Second, the FCO argues that, for affected sellers, Amazon’s interference in their pricing may result in them no longer being able to cover their own costs, forcing them out of the marketplace. If Amazon decides what a competitive price is, then it risks setting prices under a threshold where it might not be economically sustainable for third-party sellers to continue offering their services on its marketplace. By doing so, the dominant undertaking predominantly displaces small and medium-sized traders from the marketplace because strict price limits prevent them from covering their costs, i.e., the shipping and logistical costs that it charges to them.
To put it another way, the FCO considers that Amazon’s price caps are disproportionate and unnecessary because “there are other options available to the company (to attain) this purpose”. In this sense, the German competition authority proposes, for example, that Amazon could “offer sellers appropriate incentives by reducing the fees and commissions they have to pay” so that their prices are more competitive (and cannot be categorised as excessive or uncompetitive going forward). In short, the dominant undertaking must do everything in its power to ensure that downstream competition thrives in its marketplace. Even if that means lowering its own margin of benefit by abstaining from passing on (or reducing) the shipping costs that it provides to third-party sellers as an option.

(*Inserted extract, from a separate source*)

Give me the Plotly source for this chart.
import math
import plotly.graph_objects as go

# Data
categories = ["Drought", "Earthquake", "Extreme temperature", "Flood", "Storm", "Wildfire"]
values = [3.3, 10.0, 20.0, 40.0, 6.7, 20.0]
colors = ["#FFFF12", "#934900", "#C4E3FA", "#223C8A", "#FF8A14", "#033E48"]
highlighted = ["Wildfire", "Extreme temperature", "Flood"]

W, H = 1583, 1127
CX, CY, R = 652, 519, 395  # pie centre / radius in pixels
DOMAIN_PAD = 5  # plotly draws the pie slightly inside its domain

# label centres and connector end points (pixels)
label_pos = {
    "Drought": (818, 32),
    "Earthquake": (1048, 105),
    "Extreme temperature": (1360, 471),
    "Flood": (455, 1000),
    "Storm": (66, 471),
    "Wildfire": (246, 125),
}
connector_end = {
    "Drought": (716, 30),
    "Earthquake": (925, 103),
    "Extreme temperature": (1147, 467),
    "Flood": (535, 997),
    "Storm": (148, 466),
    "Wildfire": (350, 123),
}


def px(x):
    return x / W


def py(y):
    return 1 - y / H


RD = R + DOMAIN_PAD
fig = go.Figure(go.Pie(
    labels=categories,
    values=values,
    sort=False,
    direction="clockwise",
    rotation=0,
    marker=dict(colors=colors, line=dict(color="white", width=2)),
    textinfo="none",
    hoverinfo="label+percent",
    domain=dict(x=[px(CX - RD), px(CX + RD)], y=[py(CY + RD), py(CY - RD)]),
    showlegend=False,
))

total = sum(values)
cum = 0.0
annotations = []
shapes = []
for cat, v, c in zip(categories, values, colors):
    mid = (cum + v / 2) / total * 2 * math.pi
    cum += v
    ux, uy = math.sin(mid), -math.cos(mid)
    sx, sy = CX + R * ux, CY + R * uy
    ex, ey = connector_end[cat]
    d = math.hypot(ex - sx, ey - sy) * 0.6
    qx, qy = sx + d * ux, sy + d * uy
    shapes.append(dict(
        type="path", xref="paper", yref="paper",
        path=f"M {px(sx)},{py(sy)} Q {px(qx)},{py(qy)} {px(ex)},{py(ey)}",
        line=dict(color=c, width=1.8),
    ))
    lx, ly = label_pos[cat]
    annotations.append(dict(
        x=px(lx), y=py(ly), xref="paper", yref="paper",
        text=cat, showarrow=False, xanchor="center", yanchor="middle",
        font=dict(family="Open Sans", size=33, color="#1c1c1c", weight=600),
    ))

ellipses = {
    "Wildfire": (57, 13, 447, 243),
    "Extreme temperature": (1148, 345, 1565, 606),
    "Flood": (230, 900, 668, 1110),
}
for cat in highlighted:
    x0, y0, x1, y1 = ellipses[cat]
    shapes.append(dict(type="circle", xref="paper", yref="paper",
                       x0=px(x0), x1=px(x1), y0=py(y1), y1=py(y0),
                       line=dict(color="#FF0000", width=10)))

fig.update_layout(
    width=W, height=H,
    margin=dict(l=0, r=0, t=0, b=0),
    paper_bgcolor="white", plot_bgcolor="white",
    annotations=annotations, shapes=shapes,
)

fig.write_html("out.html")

When we translate the competition authority’s rationale to numbers, the picture the German competition authority paints in its press release lacks some nuance. Most Amazon sellers get a profit margin of 15-20%, depending on their category. For instance, products in the beauty and personal care category have a margin that spikes to 35%, whereas the sale of books (because competition is very high amongst the downstream competitors) may return 8-15% in average.
The average net margin of an Amazon seller is 12,5% for 80% of the offered products in the German marketplace, whilst 20% of the products are sold at a loss. These negative margins stem from three different reasons: i) products that sell poorly or that need to be sold to create liquidity; ii) new product listings are set at competitive prices in product launch so that they quickly rise in Amazon rankings; and iii) the selling price is simply calculated incorrectly. Therefore, there’s a part of third-party sellers that simply make mistakes in pricing (and these errors are covered by Amazon’s current policy). There are others that are forced, due to one reason or another, to sell their products at a loss. The dominant undertaking does not contest their capacity to do so, because individual prices set by third-party sellers (daily, in the million dimension!) are not tracked according to the margins in which they operate.

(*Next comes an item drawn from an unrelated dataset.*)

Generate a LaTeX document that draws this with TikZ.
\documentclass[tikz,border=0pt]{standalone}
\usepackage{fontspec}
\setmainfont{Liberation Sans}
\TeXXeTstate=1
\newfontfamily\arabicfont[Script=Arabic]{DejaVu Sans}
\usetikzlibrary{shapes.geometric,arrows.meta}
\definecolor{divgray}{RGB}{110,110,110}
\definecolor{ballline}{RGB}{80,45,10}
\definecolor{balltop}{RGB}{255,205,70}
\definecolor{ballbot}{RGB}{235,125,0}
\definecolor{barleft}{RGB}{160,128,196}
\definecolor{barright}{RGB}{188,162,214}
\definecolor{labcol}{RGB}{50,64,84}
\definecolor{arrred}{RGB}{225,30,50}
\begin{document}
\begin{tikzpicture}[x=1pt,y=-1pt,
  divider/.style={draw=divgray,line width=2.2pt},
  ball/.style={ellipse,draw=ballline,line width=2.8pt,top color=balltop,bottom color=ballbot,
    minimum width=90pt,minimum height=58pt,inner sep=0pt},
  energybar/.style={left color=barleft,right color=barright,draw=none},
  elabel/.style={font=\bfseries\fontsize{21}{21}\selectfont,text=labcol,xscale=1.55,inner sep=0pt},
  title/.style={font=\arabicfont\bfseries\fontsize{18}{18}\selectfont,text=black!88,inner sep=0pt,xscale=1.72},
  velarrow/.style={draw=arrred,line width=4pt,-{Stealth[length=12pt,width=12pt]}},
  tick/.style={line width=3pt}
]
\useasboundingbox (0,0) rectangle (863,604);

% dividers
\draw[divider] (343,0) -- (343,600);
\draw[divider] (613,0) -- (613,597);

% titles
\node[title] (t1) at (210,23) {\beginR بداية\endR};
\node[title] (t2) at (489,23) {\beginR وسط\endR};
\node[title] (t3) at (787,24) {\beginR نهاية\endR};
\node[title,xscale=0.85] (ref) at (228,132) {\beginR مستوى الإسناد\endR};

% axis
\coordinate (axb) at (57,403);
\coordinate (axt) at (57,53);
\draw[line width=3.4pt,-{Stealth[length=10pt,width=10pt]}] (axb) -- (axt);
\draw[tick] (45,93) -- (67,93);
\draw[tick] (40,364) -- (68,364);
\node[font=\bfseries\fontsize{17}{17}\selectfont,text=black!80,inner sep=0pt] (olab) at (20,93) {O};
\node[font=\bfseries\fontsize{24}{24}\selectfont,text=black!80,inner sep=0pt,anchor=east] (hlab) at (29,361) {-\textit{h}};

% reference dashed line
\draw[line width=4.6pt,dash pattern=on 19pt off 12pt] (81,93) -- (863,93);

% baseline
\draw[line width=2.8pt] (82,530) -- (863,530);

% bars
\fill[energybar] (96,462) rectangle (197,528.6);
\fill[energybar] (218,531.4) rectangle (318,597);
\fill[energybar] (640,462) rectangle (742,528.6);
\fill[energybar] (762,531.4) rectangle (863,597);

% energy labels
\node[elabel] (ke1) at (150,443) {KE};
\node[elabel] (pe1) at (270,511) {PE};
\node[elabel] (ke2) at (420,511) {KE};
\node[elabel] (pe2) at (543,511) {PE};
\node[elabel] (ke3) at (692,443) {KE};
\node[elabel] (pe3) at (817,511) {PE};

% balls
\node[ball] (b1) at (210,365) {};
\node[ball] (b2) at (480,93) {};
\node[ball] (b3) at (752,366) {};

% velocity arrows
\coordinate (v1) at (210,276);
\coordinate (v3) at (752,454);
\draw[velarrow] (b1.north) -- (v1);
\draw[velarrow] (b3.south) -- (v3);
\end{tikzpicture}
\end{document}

Having gone through all the details, the German competition authority’s decision makes less sense as a means to increase consumer welfare. Despite the FCO’s efforts in reassuring everyone that it is not taking action against Amazon’s goal of providing end consumers with better service, the end result that its decision will achieve is hardly convincing: eliminating all three price control mechanisms in their current form. In the future, Amazon will only be able to implement a price control mechanism in a very limited way in the future, i.e., if the pricing of the seller infringes applicable law when prices are usurious. In turn, that means that consumers will likely be shown products in the Featured Offer or in the German marketplace’s ranking more broadly that do not correspond with the current (and yes, dynamic!) state of the market.

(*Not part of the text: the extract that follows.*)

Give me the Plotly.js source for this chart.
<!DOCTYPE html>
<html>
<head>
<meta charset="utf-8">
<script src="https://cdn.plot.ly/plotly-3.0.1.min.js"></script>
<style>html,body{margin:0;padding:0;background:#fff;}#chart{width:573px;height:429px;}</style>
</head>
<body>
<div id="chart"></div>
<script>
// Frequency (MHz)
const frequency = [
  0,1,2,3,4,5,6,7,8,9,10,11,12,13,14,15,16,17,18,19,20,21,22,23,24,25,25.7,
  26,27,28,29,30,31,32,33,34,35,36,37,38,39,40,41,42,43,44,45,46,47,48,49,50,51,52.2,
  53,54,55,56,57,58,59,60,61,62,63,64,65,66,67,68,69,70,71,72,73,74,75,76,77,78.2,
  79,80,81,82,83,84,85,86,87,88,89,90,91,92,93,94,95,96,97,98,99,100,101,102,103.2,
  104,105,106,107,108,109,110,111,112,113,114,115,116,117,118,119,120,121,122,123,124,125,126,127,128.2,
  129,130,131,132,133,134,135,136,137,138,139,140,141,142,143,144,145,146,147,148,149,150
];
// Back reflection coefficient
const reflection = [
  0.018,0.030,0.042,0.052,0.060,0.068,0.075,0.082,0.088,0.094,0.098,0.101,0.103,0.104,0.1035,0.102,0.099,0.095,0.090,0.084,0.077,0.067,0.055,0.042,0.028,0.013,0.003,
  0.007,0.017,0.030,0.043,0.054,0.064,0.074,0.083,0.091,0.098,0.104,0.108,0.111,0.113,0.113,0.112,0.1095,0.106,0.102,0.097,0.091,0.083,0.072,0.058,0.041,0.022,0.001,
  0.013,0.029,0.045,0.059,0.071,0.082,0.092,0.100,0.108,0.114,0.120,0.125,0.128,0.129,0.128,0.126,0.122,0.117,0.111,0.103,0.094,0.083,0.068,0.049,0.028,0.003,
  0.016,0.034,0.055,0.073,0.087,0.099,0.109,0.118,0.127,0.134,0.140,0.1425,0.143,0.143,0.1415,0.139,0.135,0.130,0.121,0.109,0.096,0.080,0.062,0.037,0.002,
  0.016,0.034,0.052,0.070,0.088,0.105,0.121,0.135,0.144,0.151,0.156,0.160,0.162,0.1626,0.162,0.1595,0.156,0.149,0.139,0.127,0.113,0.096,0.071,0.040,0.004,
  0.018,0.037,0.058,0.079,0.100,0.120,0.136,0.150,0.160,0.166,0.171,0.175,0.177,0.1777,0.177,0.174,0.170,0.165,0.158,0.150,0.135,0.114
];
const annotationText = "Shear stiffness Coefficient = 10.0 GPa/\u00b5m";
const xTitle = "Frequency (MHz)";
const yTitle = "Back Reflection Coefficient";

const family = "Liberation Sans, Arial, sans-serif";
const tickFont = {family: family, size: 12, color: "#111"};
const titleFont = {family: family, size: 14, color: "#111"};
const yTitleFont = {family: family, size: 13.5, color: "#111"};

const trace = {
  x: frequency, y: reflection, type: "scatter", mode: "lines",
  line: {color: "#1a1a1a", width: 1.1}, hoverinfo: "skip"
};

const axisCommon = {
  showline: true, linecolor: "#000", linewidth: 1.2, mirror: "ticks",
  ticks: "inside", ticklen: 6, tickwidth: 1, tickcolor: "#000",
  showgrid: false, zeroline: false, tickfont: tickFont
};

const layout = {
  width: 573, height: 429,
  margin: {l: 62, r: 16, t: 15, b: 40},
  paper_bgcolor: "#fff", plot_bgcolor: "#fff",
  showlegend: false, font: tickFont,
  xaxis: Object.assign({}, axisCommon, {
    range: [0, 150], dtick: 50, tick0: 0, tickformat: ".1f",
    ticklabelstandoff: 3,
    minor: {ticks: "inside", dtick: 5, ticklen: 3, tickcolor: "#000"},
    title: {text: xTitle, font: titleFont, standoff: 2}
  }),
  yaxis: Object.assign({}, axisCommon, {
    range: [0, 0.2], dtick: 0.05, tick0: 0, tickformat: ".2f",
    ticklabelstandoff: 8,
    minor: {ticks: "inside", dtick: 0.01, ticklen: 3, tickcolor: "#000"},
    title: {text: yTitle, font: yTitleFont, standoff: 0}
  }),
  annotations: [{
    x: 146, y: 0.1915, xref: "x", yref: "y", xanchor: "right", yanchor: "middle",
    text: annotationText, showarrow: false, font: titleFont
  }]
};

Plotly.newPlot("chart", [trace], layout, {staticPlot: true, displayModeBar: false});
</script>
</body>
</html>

A German and an Italian meet at Amazon’s marketplace
Aside from the substantive insights that one can extract from the brief explanation provided by the German competition authority so far, the FCO’s case is also entangled with procedural complexity. The Bundeskartellamt brings the decision under the Section 19a(2) GWB legal basis, so that the probative value of its reasoning is placed in a much lower threshold, economically speaking. On top of that, no one can possibly deny the overlaps that the German case against Amazon brings with regard to the application of Article 5(3) DMA, which prohibits parity clauses and those mechanisms that might bear the same effect.
At the very least, the FCO recognises in its press release that it “has worked closely with the European Commission, which is responsible for enforcing the (…) Digital Markets Act”. The avid reader will assume that the German competition authority triggered the cooperation mechanisms under Articles 37 and 38 DMA to double-check whether it is the competent authority to sanction Amazon in this particular manner. And even if it did not, the result (or, rather, the EC’s response) would have been the same: Articles 37 and 38 DMA provide cooperation mechanisms for national competition authorities and the European Commission to discuss current developments that take place at the European Competition Network. Given that the case was also brought under Article 102 TFEU, one could expect the same mechanism to be triggered under the decentralised enforcement model of Regulation 1/2003. Be that as it may, the German competition authority was forced, one way or the other, to sit down at the same table with the European Commission and discuss the repercussions of its proceedings with regard to the harmonisation of the internal market.
However, no clear sign of the discussion emerges from the press release or the FCO’s intentions. German users will see their experience on Amazon’s marketplace improved, whereas all users of the remaining 26 Member States will continue to navigate the dominant undertaking’s interface as it currently stands. Let’s assume that the German competition authority’s theory of harm brings positive impacts to consumers and downstream competitors. Why wouldn’t the European Commission want all Member States to enjoy those same advantages produced by the application of competition policy?
If I had to venture an answer to the question, I would point to the principle of prioritisation. The European Commission is not forced (not completely detached, either) to assume all cases that NCAs throw at them in the ECN, even if they can report advantages to the wider EU market. In the DMA space, that is equally true, with some fine print. The DMA acts (and is designed) as a centralised enforcement system, where all decisions about how a gatekeeper should behave with respect to the conduct under Articles 5, 6, and 7 must be taken by the only institutional actor available, the European Commission. It’s slightly worrying that the European Commission decides to let the Germans’ case slide when it comes to one of the DMA’s main promises, parity clauses.
As troubling as the abstention might be, it is not unprecedented when it comes to the European Commission’s decisions of fragmenting the internal market (if it manages to appease the NCA in the side). One must only have a look at the patchwork of decisions surrounding digital markets, notably Amazon’s MFN case or the recent imposition of interim measures against Meta at the national and EU level. The question is, however, why are some consumers more valuable than others when it comes to EU competition policy?